Dwarf Fortress's Dwarves Write Dreams Of Antelope Men

What if.

Dwarf Fortress [official site] has been generating fascinating anecdotes for years, but those stories have been told by its players. Soon the dwarves themselves will join in: recent posts to the game's development log have dealt with adding the ability for your fortress inhabitants to write their own stories, poems and alternate histories.

What makes this different from the existing ability for dwarves to depict events from their lives in, for example, wall carvings, is that books can travel and communicate ideas. "Philosophical study opens up different avenues of discussion that allow people to pass their values to both individual readers and to a lesser extent through the underlying civilization when there's a library with a copy." This includes the very style of prose the book is written in, as certain poetic forms might be created and passed between regions, but can also or will also eventually extend to the ethics of your community.

I'm unsure what affect they'll have upon the world, but the alternate histories sound especially fun. The examples given in the most recent update include "dwarves wondering what life would be like if an antelope man hadn't attacked their town," and one historian who "wrote a book considering how things would have been if the author had remained an architect instead of becoming a historian a decade before." I wonder every day where I'd be if I hadn't spent all those childhood years playing on the Amiga.

Although all of this is now in the game, it's not yet in the publicly available build. Developer Tarn Adams tends to write about new features regularly but release those as updates far more occasionally. Still, the update is below in full and makes good reading as always:

The work on adventurer composition led into finalizing the new written content generally and making sure I had handled all of the promises I'd made to various people over the last few months. Philosophical study opens up different avenues of discussion that allow people to pass their values to both individual readers and to a lesser extent through the underlying civilization when there's a library with a copy. This doesn't impact specific ethics yet, so you won't have to worry that an elf-written book will make all your dwarves start eating dead bodies, but such a thing is now threatened for a later date by these changes. Poetry written in certain poetic forms can currently spread values before philosophers come up with specific language that can be used in prose, though not all civilizations will have such traditions.

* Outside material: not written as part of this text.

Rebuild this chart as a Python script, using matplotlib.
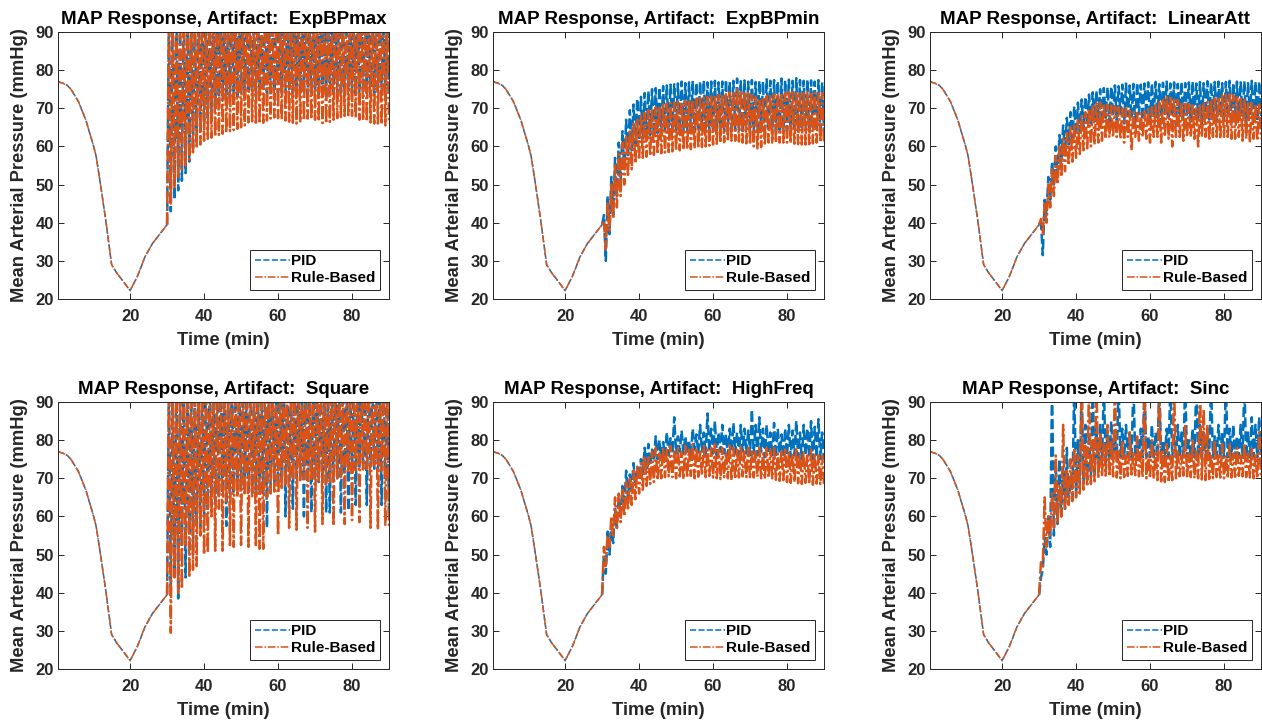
import matplotlib
matplotlib.use('Agg')
import matplotlib.pyplot as plt

plt.rcParams['font.family'] = ['Liberation Sans', 'DejaVu Sans']
plt.rcParams['font.weight'] = 'bold'

# shared part of every run (0-30 min)
base_t = [0.5, 2, 3, 4, 6, 8, 10, 10.8, 12, 13.5, 15, 16.4, 18, 20, 22, 24, 26, 28, 30]
base_y = [77, 76.5, 76, 75, 71.8, 67, 60.5, 57.5, 50, 40, 29, 26.8, 24.8, 22.2, 26, 31, 34.5, 37, 39.5]

# after 30 min: peak value each minute (30.5 ... 89.5) and dip value (31 ... 90)
above_range = [96, 94, 97, 95, 98, 95, 96, 94, 97, 95,
               95, 97, 94, 96, 98, 95, 94, 97, 96, 95,
               97, 95, 96, 94, 98, 95, 97, 96, 94, 95,
               96, 98, 95, 94, 97, 96, 95, 98, 94, 96,
               95, 97, 94, 96, 95, 98, 96, 94, 97, 95,
               94, 96, 98, 95, 97, 94, 96, 95, 97, 96]

titles = ['ExpBPmax', 'ExpBPmin', 'LinearAtt', 'Square', 'HighFreq', 'Sinc']

p1_pid_lo = [43, 46, 48.5, 51, 53, 56, 59, 62, 64, 66,
             67.5, 69, 70, 71, 72, 72.5, 73, 73.5, 73, 74,
             73.5, 74, 74.5, 73.5, 74, 75, 74, 73.5, 74.5, 74,
             73.5, 74, 75, 74, 73.5, 74, 74.5, 73.5, 74, 74.5,
             73.5, 74, 72.5, 73.5, 74, 74.5, 73.5, 74, 74.5, 74,
             73.5, 74, 74.5, 74, 73.5, 74, 74.5, 74, 73, 72.5]
p1_rb_lo = [45, 49, 52, 54, 55, 56.5, 58, 59.5, 60.5, 61.5,
            62, 62.3, 62.6, 63, 63.3, 63.6, 64, 64.3, 64.6, 65,
            65.5, 66.3, 66.6, 66.2, 66, 66.2, 66.8, 67.3, 67.6, 67.4,
            67, 66.8, 66.5, 66.2, 66, 66.3, 66.8, 67.3, 67.2, 67,
            66.6, 66.1, 66, 66.4, 67, 67.4, 67.7, 68, 68.2, 68,
            67.5, 67, 66.8, 66.5, 66.3, 66, 66, 65.8, 65.5, 66]

p2_pid_hi = [42, 47, 52, 57, 61, 64, 67, 69.5, 71, 72.5,
             73, 74, 74.5, 75, 75.3, 75.5, 75.8, 76, 76.2, 76.3,
             76.5, 77, 76.6, 76.8, 77.2, 76.7, 77, 77.3, 76.8, 77,
             77.2, 76.8, 77, 77.5, 76.9, 77.2, 77.8, 77.1, 77.3, 77,
             77.4, 76.9, 77.2, 77, 77.6, 77.2, 77.4, 77.1, 77.8, 77.3,
             77.5, 77.2, 77.9, 77.4, 77.2, 77.6, 77.3, 77, 77.4, 76.8]
p2_pid_lo = [30, 37, 42, 47, 51, 54, 57, 59, 60.5, 61.5,
             62, 62.5, 63, 63, 63.5, 63.8, 64, 63.5, 64.2, 64,
             64.5, 64, 63.8, 64.3, 64, 64.5, 64.2, 63.9, 64.4, 64,
             64.2, 64.5, 64, 64.3, 64.1, 64.6, 64.2, 64, 64.4, 64.1,
             64.3, 64, 64.5, 64.2, 64, 64.4, 64.1, 64.3, 64, 64.2,
             64.5, 64.1, 64, 64.3, 64.2, 64, 64.4, 64.1, 64.3, 64]
p2_rb_hi = [40, 45, 50, 55, 58, 61, 63, 64.5, 66, 67,
            68, 68.8, 69.5, 70, 70.3, 70.6, 71, 71.2, 71.4, 71.5,
            71.7, 71.8, 72, 72.1, 72.3, 72.5, 72.6, 72.8, 73, 73.1,
            73.3, 73.5, 73.7, 74, 74.2, 74.5, 75, 74.8, 74.4, 74,
            73.5, 73, 72.5, 72.8, 73.2, 73.5, 73.7, 73.9, 74, 74.1,
            74.2, 74.2, 74.3, 74.3, 74.3, 74.3, 74.2, 74.1, 74, 74]
p2_rb_lo = [33, 38, 41, 44, 47, 50, 52, 54, 55.5, 56.5,
            57, 57.3, 57.5, 57.8, 58, 58.2, 58.4, 58.5, 58.7, 59,
            59, 59.1, 59.2, 59.3, 59.5, 59.6, 59.8, 60, 60.2, 60.5,
            60.7, 60.9, 61.1, 61.3, 61.5, 61.5, 61.3, 61, 60.8, 60.5,
            60, 59.5, 59.8, 60.3, 61, 61, 61, 61, 61, 61,
            60.8, 60.7, 60.6, 60.5, 60.5, 60.6, 60.8, 61, 61, 61]

p3_pid_hi = [40, 46, 52, 56, 60, 63, 65.5, 67.5, 69, 70.5,
             71.5, 72.3, 73, 73.6, 74.2, 74.6, 75, 75.3, 75.5, 75.7,
             76, 75.8, 76.2, 76.5, 76, 76.4, 76.7, 76.2, 76.5, 76.8,
             76.5, 76.9, 76.3, 76.7, 77, 76.5, 76.8, 76.4, 76.9, 76.6,
             76.8, 77, 76.5, 76.9, 76.6, 77.1, 76.7, 76.9, 77, 76.6,
             76.9, 77.2, 76.7, 77, 76.8, 77.1, 76.6, 77.2, 76.9, 77]
p3_pid_lo = [31.5, 42, 46, 50, 53, 56, 58.5, 60.5, 62, 63,
             64, 65, 65.5, 66, 66.5, 67, 66, 67.5, 66.5, 68,
             67, 68.5, 66, 68, 67.5, 65, 68.5, 67, 68, 66.5,
             68.5, 67.5, 66, 68.5, 67, 68, 65.5, 68.5, 67, 68,
             66.5, 68.5, 67.5, 66, 68.5, 67, 68, 66.5, 68.5, 67,
             68, 65.5, 68.5, 67, 68, 66, 68.5, 67.5, 66.5, 68]
p3_rb_hi = [41, 45, 50, 54, 57.5, 60, 62, 63.5, 65, 66,
            67, 68, 69, 70, 70.8, 71.3, 71.5, 71.3, 71, 70.7,
            70.5, 70.3, 70, 70, 69.5, 69, 68.8, 68.6, 69.2, 69.8,
            70.3, 70.8, 71.5, 72.3, 73, 73.3, 72.8, 72.2, 71.6, 71.2,
            71, 70.8, 70.5, 70.7, 71.2, 71.7, 72.2, 72.6, 73, 73.4,
            73.6, 73.7, 73.4, 72.9, 72.5, 72.2, 71.8, 71.5, 71.2, 71]
p3_rb_lo = [37, 40, 44, 47, 50, 52, 53.5, 55, 56, 57,
            58, 59, 59.5, 60, 60.5, 61, 61.5, 62, 62.3, 62.5,
            62.5, 62, 61, 62.5, 59, 62.5, 61.5, 62.5, 62, 61,
            62.5, 62.5, 61, 62.5, 62, 60, 62.5, 62.5, 61.5, 62.5,
            62.5, 62, 60, 62.5, 62.5, 61.5, 62.5, 62.5, 62, 62.5,
            62.5, 62, 62, 62.5, 61.5, 62, 61, 62, 61.5, 62]

p4_pid_lo = [42, 45, 38.5, 52, 44, 55, 50, 58, 57, 60,
             62, 63, 64, 65, 66, 57.5, 66, 66.5, 67, 67,
             66.5, 66, 66, 65.5, 66, 66, 57, 67.5, 68, 68.5,
             69, 60, 69.5, 62, 70, 70, 60, 69.5, 61, 69.5,
             69, 69, 61, 61, 69.5, 70, 61, 71, 61.5, 72,
             63, 72.5, 72.5, 63, 73, 72.5, 72, 63, 71.5, 60]
p4_rb_lo = [29.5, 44, 40, 41, 52, 44, 46, 47, 55, 50,
            50.5, 60, 51, 62, 51, 64, 52.5, 52, 65, 52.5,
            65.5, 52, 65, 52, 51.5, 51.5, 65, 66, 66.5, 55,
            67, 68, 57, 69.5, 56.5, 69.5, 69.8, 57, 69.5, 56,
            69, 58, 68.5, 69, 57.5, 70, 70.5, 58, 71.5, 59,
            72, 58.5, 72.3, 72.5, 57, 73, 56.5, 72, 57.5, 57.5]

p5_pid_hi = [50, 56, 58, 62, 65, 68, 72, 71, 74, 73,
             75, 78, 79, 77.5, 81, 80, 79.5, 82, 80.5, 86,
             81, 82.5, 81, 80, 83, 81.5, 84, 82, 87, 83,
             85, 82, 84, 81.5, 83, 84.5, 82, 84, 83, 82.5,
             88, 84, 86, 83, 84, 82, 84.5, 83, 81.5, 83,
             84, 82.5, 85, 82, 84, 83, 85, 83.5, 85.5, 82]
p5_pid_lo = [45, 50, 53, 57, 60, 62.5, 65, 67, 68.5, 70,
             71.5, 72.5, 73.5, 74.5, 75, 75.5, 76, 76, 76.5, 76.5,
             77, 76.5, 77, 76, 77.5, 76.5, 77, 76, 77, 76.5,
             76, 77, 76.5, 76, 77, 76.5, 76, 77, 76.5, 76,
             76.5, 76, 77, 75.5, 76.5, 76, 75.5, 76.5, 75.5, 76,
             75.5, 76, 75.5, 75, 76, 75.5, 75, 75.5, 75, 75]
p5_rb_hi = [52, 55, 60, 65, 66, 67, 69, 70, 72, 73,
            74, 76, 75.5, 77, 78, 76.5, 78, 77.5, 78.5, 77,
            78, 77, 78.5, 77.5, 79, 78, 77, 78.5, 77.5, 78,
            79, 77.5, 78, 77, 79, 78, 77.5, 78.5, 77, 78,
            77.5, 77, 78, 76.5, 78, 77.5, 78, 76.5, 77.5, 78,
            77, 76.5, 78, 76.5, 77, 76, 77.5, 76.5, 76, 76]
p5_rb_lo = [47, 52, 55, 57, 58.5, 60, 61.5, 63, 64.5, 66,
            67, 68, 68.5, 69, 69.5, 70, 70.3, 70.5, 70.3, 70,
            70.5, 69.8, 70.2, 70.6, 70, 70.4, 70.8, 70.3, 70.6, 70.2,
            70, 69.8, 70.3, 70, 69.5, 69.8, 70.2, 70.5, 70.3, 70,
            70.2, 70.4, 70, 69.8, 70.2, 70, 69.6, 69.3, 69.5, 69,
            68.8, 69, 68.7, 68.5, 68.8, 68.5, 68.3, 68.6, 68.5, 68.5]

p6_pid_hi = [44, 54.5, 60, 95, 74, 75, 73, 78, 70, 95,
             80, 95, 84, 82, 95, 83, 84, 95, 82, 85,
             81, 95, 83, 84, 82, 95, 80, 83, 95, 81,
             84, 82, 95, 80, 83, 95, 81, 84, 82, 95,
             80, 83, 95, 84, 82, 83, 95, 81, 84, 82,
             95, 83, 84, 81, 84, 95, 82, 86, 84, 86]
p6_pid_lo = [46, 50, 52, 55, 58, 60, 62, 63.5, 65, 66,
             67.5, 68.5, 69.5, 70.5, 71.5, 72.5, 73.3, 74, 74.5, 75,
             75.5, 75.5, 75.5, 75.5, 75.5, 75.5, 75.5, 75.5, 75.5, 75.5,
             75.5, 75.5, 75.5, 75.5, 75.5, 75.5, 75.5, 75.5, 75.5, 75.5,
             75.5, 75.5, 75.5, 75.5, 75.5, 75.5, 75.5, 75.5, 75.5, 75.5,
             75.5, 75.5, 75.5, 75.5, 75.5, 75.5, 75.5, 75.5, 75.5, 75.5]
p6_rb_hi = [48, 65, 60, 66, 76, 68, 84, 72, 75, 78,
            76, 95, 79, 95, 80, 95, 82, 79, 84, 80,
            95, 77, 80, 76, 82, 76.5, 81, 77, 95, 76,
            80, 76.5, 95, 77, 79, 76, 95, 77.5, 76, 84,
            76.5, 80, 77, 95, 88, 84, 76.5, 80, 76, 79,
            76, 79, 76.5, 78, 76, 79, 76.5, 78, 76, 82]
p6_rb_lo = [47, 52, 55, 57, 58.5, 60, 61.5, 63, 64, 65,
            66, 67, 67.8, 68.5, 69.2, 70, 70.5, 70.7, 70.5, 70.5,
            70.2, 70, 70.3, 70.6, 71, 70.8, 70.5, 70.3, 70, 70,
            69.8, 69.5, 69.2, 69, 69, 69.5, 70, 70.5, 70.7, 70.5,
            70.3, 70, 70, 69.7, 69.5, 69.8, 70, 70.3, 70.2, 70,
            70, 70.2, 70.4, 70.6, 70.5, 70.3, 70.2, 70, 70, 70]

runs = [
    (above_range, p1_pid_lo, above_range, p1_rb_lo),
    (p2_pid_hi, p2_pid_lo, p2_rb_hi, p2_rb_lo),
    (p3_pid_hi, p3_pid_lo, p3_rb_hi, p3_rb_lo),
    (above_range, p4_pid_lo, above_range, p4_rb_lo),
    (p5_pid_hi, p5_pid_lo, p5_rb_hi, p5_rb_lo),
    (p6_pid_hi, p6_pid_lo, p6_rb_hi, p6_rb_lo),
]


def trace(hi, lo):
    t = [base_t[-1]]
    y = [base_y[-1]]
    for i in range(len(hi)):
        t += [30.5 + i, 31 + i]
        y += [hi[i], lo[i]]
    return t, y


blue = '#0072BD'
orange = '#D95319'
dark = '#262626'

fig = plt.figure(figsize=(12.62, 7.24), dpi=100)
lefts = [58 / 1262, 493 / 1262, 930 / 1262]
bottoms = [(724 - 299) / 724, (724 - 669) / 724]
w = 331 / 1262
h = 267 / 724

for k in range(6):
    ax = fig.add_axes([lefts[k % 3], bottoms[k // 3], w, h])
    pid_hi, pid_lo, rb_hi, rb_lo = runs[k]
    t1, y1 = trace(pid_hi, pid_lo)
    t2, y2 = trace(rb_hi, rb_lo)
    # 0-30 min part, thin
    l1, = ax.plot(base_t, base_y, color=blue, ls='--', lw=1.1, dashes=(4, 1.5))
    l2, = ax.plot(base_t, base_y, color=orange, ls='-.', lw=1.1, dashes=(5, 1.2, 1, 1.2))
    # oscillating part after 30 min
    ax.plot(t1, y1, color=blue, lw=1.8, dashes=(4, 1.5))
    ax.plot(t2, y2, color=orange, lw=1.8, dashes=(5, 1.2, 1, 1.2))
    ax.set_xlim(0.5, 90)
    ax.set_ylim(20, 90)
    ax.set_xticks([20, 40, 60, 80])
    ax.set_yticks(range(20, 91, 10))
    ax.tick_params(direction='in', top=True, right=True, length=4, width=0.7,
                   colors=dark, labelsize=12)
    ax.tick_params(axis='x', pad=7)
    ax.tick_params(axis='y', pad=3)
    for s in ax.spines.values():
        s.set_color(dark)
        s.set_linewidth(0.7)
    ax.set_title('MAP Response, Artifact:  ' + titles[k], fontsize=13.5,
                 fontweight='bold', pad=6)
    ax.set_xlabel('Time (min)', fontsize=13.2, fontweight='bold', color=dark)
    ax.set_ylabel('Mean Arterial Pressure (mmHg)', fontsize=13.2, fontweight='bold',
                  color=dark)
    ax.xaxis.set_label_coords(0.5, -0.122)
    ax.yaxis.set_label_coords(-0.092, 0.5)
    leg = ax.legend([l1, l2], ['PID', 'Rule-Based'], loc='lower right',
                    prop={'size': 11, 'weight': 'bold'},
                    fancybox=False, edgecolor=dark, framealpha=1, handlelength=2.3,
                    borderaxespad=0.6, borderpad=0.3, labelspacing=0.2, handletextpad=0.05)
    leg.get_frame().set_linewidth(0.7)

fig.savefig('out.png', dpi=100, facecolor='white')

Generally, there's more information in all of the written content now, and there are more sorts. For instance, after the difficult concept of an alternate history is tackled by historians, they can write books pivoting around the negation of particular events. Mostly it hasn't been earth-shaking... dwarves wondering what life would be like if an antelope man hadn't attacked their town or if a competition had turned out a different way. One historian wrote a book considering how things would have been if the author had remained an architect instead of becoming a historian a decade before. It would be possible to weight the event selected with an importance check, but there are complications as usual. There are also cultural histories, genealogies, atlases, chronicles, the various biographies I mentioned before, etc., which have their proper topics and sometimes some historical events selected, and they occasionally push a value agenda when the author and form is capable of it.